None of these materials have any nuclear funny business going on.

Mike W.

You can squeeze gas hard enough to make nuclear reactions happen, but gosh, that's really really hard. It's easier to get the nuclear reactions to happen if you heat up the gas. The reason for this is that nuclei are all positivly charged and repel each other. To get them close enough so that the short-range strong nuclear force is more important than the repulsive electrostatic force, you either have to push really hard or throw the nuclei at each other really fast. Pushing really hard probably means pressures that exist only on neutron stars. And not just the surface (which is made up of a crust of ordinary material), but in the core where it is energetically favorable for nuclei to interact with each other strongly.

The high temperatures are much more easily obtained in laboratories here on earth. Plasmas can be heated to phenomenal temperatures with lasers or electrical discharge in order to try to get light nuclei to fuse together, in big projects which attempt to design a fusion reactor that produces more energy than it uses (so far no luck, but they are slowly improving). Anything that is that hot glows with a characteristic spectrum called the "blackbody" law. The sun is an example of an object which has at its core gases which are at high enough pressure and temperature for nuclear fusion to happen, and it glows bright.

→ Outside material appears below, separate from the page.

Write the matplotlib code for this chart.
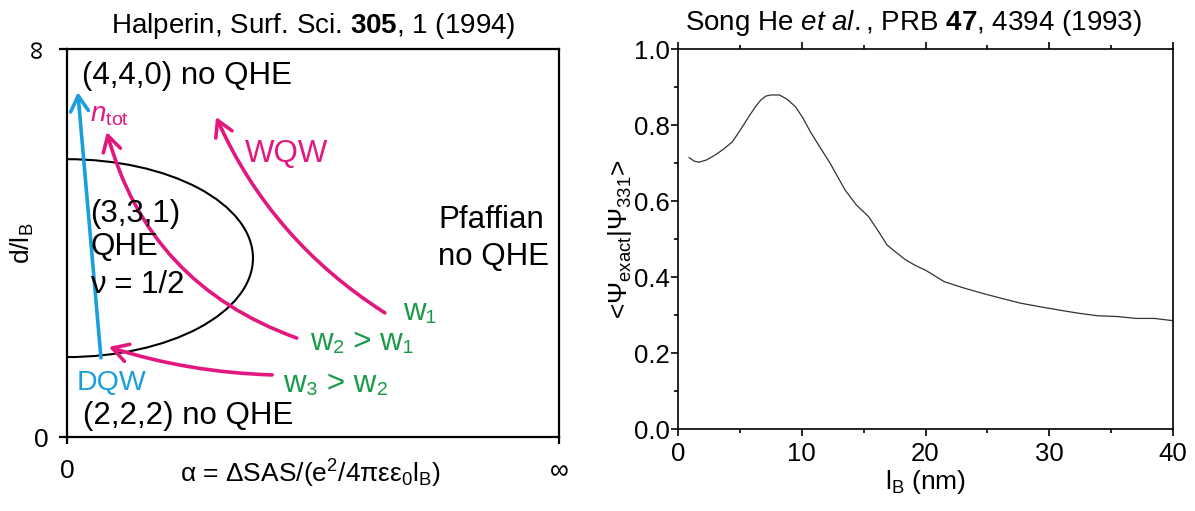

If you ask me, it's far safer to look at a styrofoam cup of liquid nitrogen. It looks a bit like water, although the refractive index is different and the density's different and the viscosity's different, but still it's plenty visible.

If a change in refractive index is enough for you to be hapy that you can see air, just thing of the shimmering, wiggling image distortion you see when looking at something through some air that's been heated (say, over a stove, or over a road on a hot day, or through the exaust of a jet engine).